-- Source material --

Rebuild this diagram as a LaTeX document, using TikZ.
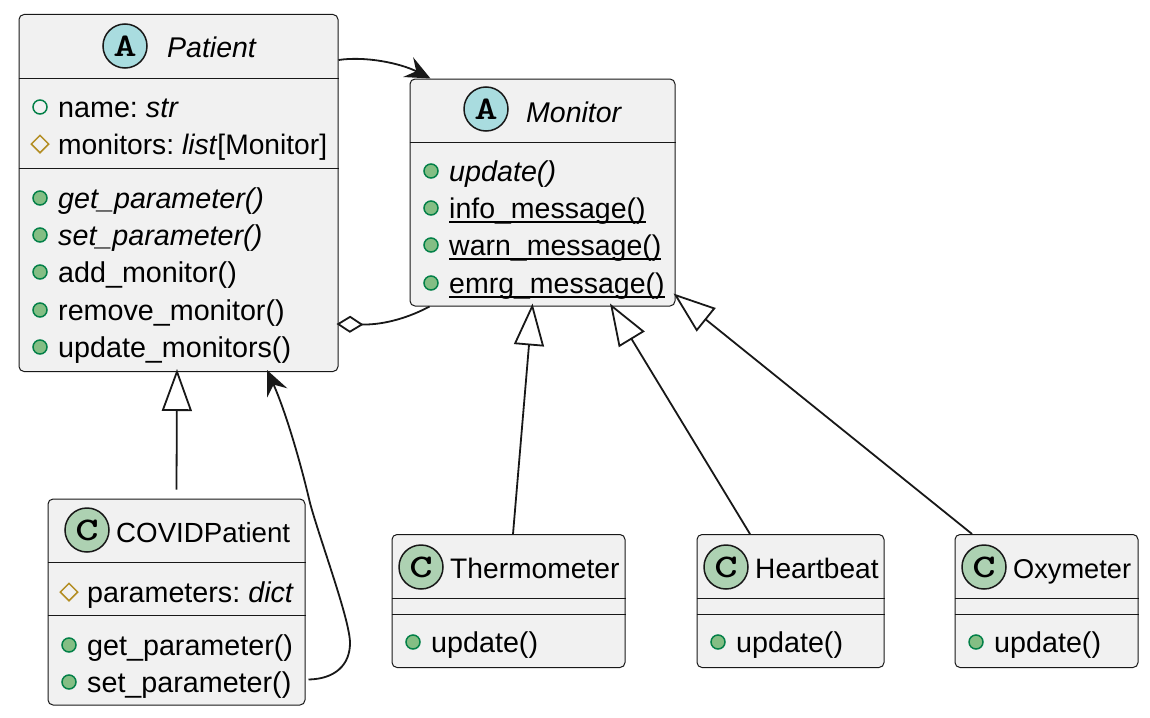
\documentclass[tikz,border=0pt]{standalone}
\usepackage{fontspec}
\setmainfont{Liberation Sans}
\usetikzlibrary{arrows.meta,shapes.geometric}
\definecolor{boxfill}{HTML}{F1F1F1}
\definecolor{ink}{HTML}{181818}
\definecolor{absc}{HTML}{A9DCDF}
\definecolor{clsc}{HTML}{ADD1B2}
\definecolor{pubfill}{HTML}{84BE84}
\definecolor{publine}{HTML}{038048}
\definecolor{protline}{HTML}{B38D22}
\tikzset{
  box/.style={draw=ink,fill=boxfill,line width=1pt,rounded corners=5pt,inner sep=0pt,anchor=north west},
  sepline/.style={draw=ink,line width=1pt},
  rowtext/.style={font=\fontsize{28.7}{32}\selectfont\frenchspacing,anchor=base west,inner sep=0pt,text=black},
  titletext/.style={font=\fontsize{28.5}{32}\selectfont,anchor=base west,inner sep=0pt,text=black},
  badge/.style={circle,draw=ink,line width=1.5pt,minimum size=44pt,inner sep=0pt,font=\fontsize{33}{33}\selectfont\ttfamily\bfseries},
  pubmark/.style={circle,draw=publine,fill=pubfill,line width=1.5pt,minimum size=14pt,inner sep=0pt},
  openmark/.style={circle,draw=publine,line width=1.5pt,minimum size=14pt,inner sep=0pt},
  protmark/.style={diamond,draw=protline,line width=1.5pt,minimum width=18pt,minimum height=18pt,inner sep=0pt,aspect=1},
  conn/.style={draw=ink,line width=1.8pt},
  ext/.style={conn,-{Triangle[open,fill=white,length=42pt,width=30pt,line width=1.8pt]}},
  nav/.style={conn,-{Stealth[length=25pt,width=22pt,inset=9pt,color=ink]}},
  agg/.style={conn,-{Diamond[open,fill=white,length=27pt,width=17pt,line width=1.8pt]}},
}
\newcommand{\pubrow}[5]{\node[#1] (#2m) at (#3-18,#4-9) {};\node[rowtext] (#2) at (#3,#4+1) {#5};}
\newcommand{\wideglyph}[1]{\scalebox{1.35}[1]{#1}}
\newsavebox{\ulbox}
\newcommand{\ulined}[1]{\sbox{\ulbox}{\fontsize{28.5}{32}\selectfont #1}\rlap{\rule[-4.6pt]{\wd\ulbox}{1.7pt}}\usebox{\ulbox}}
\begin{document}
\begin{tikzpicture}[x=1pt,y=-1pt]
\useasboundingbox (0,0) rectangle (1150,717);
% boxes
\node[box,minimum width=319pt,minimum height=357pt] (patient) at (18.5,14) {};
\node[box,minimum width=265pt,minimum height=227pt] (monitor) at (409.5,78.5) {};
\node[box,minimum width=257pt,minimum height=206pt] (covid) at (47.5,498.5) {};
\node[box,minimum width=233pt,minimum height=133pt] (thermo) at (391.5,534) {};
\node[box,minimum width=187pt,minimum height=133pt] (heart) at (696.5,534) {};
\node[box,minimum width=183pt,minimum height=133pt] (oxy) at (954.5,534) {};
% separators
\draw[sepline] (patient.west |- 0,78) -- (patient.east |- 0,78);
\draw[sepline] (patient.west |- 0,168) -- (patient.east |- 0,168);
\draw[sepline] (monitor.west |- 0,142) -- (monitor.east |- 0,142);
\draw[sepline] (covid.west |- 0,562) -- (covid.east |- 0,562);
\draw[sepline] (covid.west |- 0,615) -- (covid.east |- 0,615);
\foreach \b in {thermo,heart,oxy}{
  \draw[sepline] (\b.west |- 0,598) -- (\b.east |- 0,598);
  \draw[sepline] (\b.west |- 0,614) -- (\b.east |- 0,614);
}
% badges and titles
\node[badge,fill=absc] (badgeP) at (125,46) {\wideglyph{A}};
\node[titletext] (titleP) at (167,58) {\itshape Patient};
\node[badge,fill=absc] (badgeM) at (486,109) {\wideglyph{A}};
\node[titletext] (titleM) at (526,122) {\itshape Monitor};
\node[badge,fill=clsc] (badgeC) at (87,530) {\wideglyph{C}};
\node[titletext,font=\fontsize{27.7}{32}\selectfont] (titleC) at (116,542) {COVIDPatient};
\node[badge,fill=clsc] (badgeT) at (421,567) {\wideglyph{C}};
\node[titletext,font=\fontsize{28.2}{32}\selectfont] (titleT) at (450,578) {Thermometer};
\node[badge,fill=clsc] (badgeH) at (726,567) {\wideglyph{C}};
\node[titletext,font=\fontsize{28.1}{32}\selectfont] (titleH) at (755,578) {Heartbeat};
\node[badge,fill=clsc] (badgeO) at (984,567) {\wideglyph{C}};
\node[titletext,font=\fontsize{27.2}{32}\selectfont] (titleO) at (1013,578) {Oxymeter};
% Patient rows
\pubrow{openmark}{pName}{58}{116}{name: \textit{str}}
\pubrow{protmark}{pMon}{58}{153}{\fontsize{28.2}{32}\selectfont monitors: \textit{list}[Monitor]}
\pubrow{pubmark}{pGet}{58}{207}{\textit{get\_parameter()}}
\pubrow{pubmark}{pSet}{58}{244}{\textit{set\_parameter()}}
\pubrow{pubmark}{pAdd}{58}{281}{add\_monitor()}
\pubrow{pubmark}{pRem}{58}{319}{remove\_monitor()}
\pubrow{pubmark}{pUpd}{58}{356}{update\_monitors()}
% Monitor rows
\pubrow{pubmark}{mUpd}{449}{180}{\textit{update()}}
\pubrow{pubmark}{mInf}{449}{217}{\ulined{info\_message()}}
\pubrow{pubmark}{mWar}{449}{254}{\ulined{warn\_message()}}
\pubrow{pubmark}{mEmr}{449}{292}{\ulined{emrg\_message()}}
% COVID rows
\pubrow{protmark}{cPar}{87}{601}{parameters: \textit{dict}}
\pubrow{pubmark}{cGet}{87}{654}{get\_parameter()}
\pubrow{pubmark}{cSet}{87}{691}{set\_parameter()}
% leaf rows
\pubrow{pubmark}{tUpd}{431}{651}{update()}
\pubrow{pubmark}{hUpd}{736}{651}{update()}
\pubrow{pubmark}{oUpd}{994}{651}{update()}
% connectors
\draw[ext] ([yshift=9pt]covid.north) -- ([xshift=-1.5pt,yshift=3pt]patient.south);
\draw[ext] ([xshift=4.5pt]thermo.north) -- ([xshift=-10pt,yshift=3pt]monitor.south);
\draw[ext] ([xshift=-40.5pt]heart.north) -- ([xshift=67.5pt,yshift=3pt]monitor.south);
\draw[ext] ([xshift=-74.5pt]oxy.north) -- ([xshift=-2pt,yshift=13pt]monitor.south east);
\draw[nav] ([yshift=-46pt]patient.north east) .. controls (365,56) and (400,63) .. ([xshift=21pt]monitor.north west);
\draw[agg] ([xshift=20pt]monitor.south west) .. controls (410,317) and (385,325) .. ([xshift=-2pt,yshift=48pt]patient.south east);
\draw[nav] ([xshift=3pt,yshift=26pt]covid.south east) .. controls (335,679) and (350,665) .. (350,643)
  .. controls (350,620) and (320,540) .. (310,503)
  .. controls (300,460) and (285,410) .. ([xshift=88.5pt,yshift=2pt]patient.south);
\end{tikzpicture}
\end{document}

-- What the task requires --
Transcribe the full listing above exactly as it stands, minus the pictures.

-- Output for this task --
Rebuild this diagram as a LaTeX document, using TikZ.
\documentclass[tikz,border=0pt]{standalone}
\usepackage{fontspec}
\setmainfont{Liberation Sans}
\usetikzlibrary{arrows.meta,shapes.geometric}
\definecolor{boxfill}{HTML}{F1F1F1}
\definecolor{ink}{HTML}{181818}
\definecolor{absc}{HTML}{A9DCDF}
\definecolor{clsc}{HTML}{ADD1B2}
\definecolor{pubfill}{HTML}{84BE84}
\definecolor{publine}{HTML}{038048}
\definecolor{protline}{HTML}{B38D22}
\tikzset{
  box/.style={draw=ink,fill=boxfill,line width=1pt,rounded corners=5pt,inner sep=0pt,anchor=north west},
  sepline/.style={draw=ink,line width=1pt},
  rowtext/.style={font=\fontsize{28.7}{32}\selectfont\frenchspacing,anchor=base west,inner sep=0pt,text=black},
  titletext/.style={font=\fontsize{28.5}{32}\selectfont,anchor=base west,inner sep=0pt,text=black},
  badge/.style={circle,draw=ink,line width=1.5pt,minimum size=44pt,inner sep=0pt,font=\fontsize{33}{33}\selectfont\ttfamily\bfseries},
  pubmark/.style={circle,draw=publine,fill=pubfill,line width=1.5pt,minimum size=14pt,inner sep=0pt},
  openmark/.style={circle,draw=publine,line width=1.5pt,minimum size=14pt,inner sep=0pt},
  protmark/.style={diamond,draw=protline,line width=1.5pt,minimum width=18pt,minimum height=18pt,inner sep=0pt,aspect=1},
  conn/.style={draw=ink,line width=1.8pt},
  ext/.style={conn,-{Triangle[open,fill=white,length=42pt,width=30pt,line width=1.8pt]}},
  nav/.style={conn,-{Stealth[length=25pt,width=22pt,inset=9pt,color=ink]}},
  agg/.style={conn,-{Diamond[open,fill=white,length=27pt,width=17pt,line width=1.8pt]}},
}
\newcommand{\pubrow}[5]{\node[#1] (#2m) at (#3-18,#4-9) {};\node[rowtext] (#2) at (#3,#4+1) {#5};}
\newcommand{\wideglyph}[1]{\scalebox{1.35}[1]{#1}}
\newsavebox{\ulbox}
\newcommand{\ulined}[1]{\sbox{\ulbox}{\fontsize{28.5}{32}\selectfont #1}\rlap{\rule[-4.6pt]{\wd\ulbox}{1.7pt}}\usebox{\ulbox}}
\begin{document}
\begin{tikzpicture}[x=1pt,y=-1pt]
\useasboundingbox (0,0) rectangle (1150,717);
% boxes
\node[box,minimum width=319pt,minimum height=357pt] (patient) at (18.5,14) {};
\node[box,minimum width=265pt,minimum height=227pt] (monitor) at (409.5,78.5) {};
\node[box,minimum width=257pt,minimum height=206pt] (covid) at (47.5,498.5) {};
\node[box,minimum width=233pt,minimum height=133pt] (thermo) at (391.5,534) {};
\node[box,minimum width=187pt,minimum height=133pt] (heart) at (696.5,534) {};
\node[box,minimum width=183pt,minimum height=133pt] (oxy) at (954.5,534) {};
% separators
\draw[sepline] (patient.west |- 0,78) -- (patient.east |- 0,78);
\draw[sepline] (patient.west |- 0,168) -- (patient.east |- 0,168);
\draw[sepline] (monitor.west |- 0,142) -- (monitor.east |- 0,142);
\draw[sepline] (covid.west |- 0,562) -- (covid.east |- 0,562);
\draw[sepline] (covid.west |- 0,615) -- (covid.east |- 0,615);
\foreach \b in {thermo,heart,oxy}{
  \draw[sepline] (\b.west |- 0,598) -- (\b.east |- 0,598);
  \draw[sepline] (\b.west |- 0,614) -- (\b.east |- 0,614);
}
% badges and titles
\node[badge,fill=absc] (badgeP) at (125,46) {\wideglyph{A}};
\node[titletext] (titleP) at (167,58) {\itshape Patient};
\node[badge,fill=absc] (badgeM) at (486,109) {\wideglyph{A}};
\node[titletext] (titleM) at (526,122) {\itshape Monitor};
\node[badge,fill=clsc] (badgeC) at (87,530) {\wideglyph{C}};
\node[titletext,font=\fontsize{27.7}{32}\selectfont] (titleC) at (116,542) {COVIDPatient};
\node[badge,fill=clsc] (badgeT) at (421,567) {\wideglyph{C}};
\node[titletext,font=\fontsize{28.2}{32}\selectfont] (titleT) at (450,578) {Thermometer};
\node[badge,fill=clsc] (badgeH) at (726,567) {\wideglyph{C}};
\node[titletext,font=\fontsize{28.1}{32}\selectfont] (titleH) at (755,578) {Heartbeat};
\node[badge,fill=clsc] (badgeO) at (984,567) {\wideglyph{C}};
\node[titletext,font=\fontsize{27.2}{32}\selectfont] (titleO) at (1013,578) {Oxymeter};
% Patient rows
\pubrow{openmark}{pName}{58}{116}{name: \textit{str}}
\pubrow{protmark}{pMon}{58}{153}{\fontsize{28.2}{32}\selectfont monitors: \textit{list}[Monitor]}
\pubrow{pubmark}{pGet}{58}{207}{\textit{get\_parameter()}}
\pubrow{pubmark}{pSet}{58}{244}{\textit{set\_parameter()}}
\pubrow{pubmark}{pAdd}{58}{281}{add\_monitor()}
\pubrow{pubmark}{pRem}{58}{319}{remove\_monitor()}
\pubrow{pubmark}{pUpd}{58}{356}{update\_monitors()}
% Monitor rows
\pubrow{pubmark}{mUpd}{449}{180}{\textit{update()}}
\pubrow{pubmark}{mInf}{449}{217}{\ulined{info\_message()}}
\pubrow{pubmark}{mWar}{449}{254}{\ulined{warn\_message()}}
\pubrow{pubmark}{mEmr}{449}{292}{\ulined{emrg\_message()}}
% COVID rows
\pubrow{protmark}{cPar}{87}{601}{parameters: \textit{dict}}
\pubrow{pubmark}{cGet}{87}{654}{get\_parameter()}
\pubrow{pubmark}{cSet}{87}{691}{set\_parameter()}
% leaf rows
\pubrow{pubmark}{tUpd}{431}{651}{update()}
\pubrow{pubmark}{hUpd}{736}{651}{update()}
\pubrow{pubmark}{oUpd}{994}{651}{update()}
% connectors
\draw[ext] ([yshift=9pt]covid.north) -- ([xshift=-1.5pt,yshift=3pt]patient.south);
\draw[ext] ([xshift=4.5pt]thermo.north) -- ([xshift=-10pt,yshift=3pt]monitor.south);
\draw[ext] ([xshift=-40.5pt]heart.north) -- ([xshift=67.5pt,yshift=3pt]monitor.south);
\draw[ext] ([xshift=-74.5pt]oxy.north) -- ([xshift=-2pt,yshift=13pt]monitor.south east);
\draw[nav] ([yshift=-46pt]patient.north east) .. controls (365,56) and (400,63) .. ([xshift=21pt]monitor.north west);
\draw[agg] ([xshift=20pt]monitor.south west) .. controls (410,317) and (385,325) .. ([xshift=-2pt,yshift=48pt]patient.south east);
\draw[nav] ([xshift=3pt,yshift=26pt]covid.south east) .. controls (335,679) and (350,665) .. (350,643)
  .. controls (350,620) and (320,540) .. (310,503)
  .. controls (300,460) and (285,410) .. ([xshift=88.5pt,yshift=2pt]patient.south);
\end{tikzpicture}
\end{document}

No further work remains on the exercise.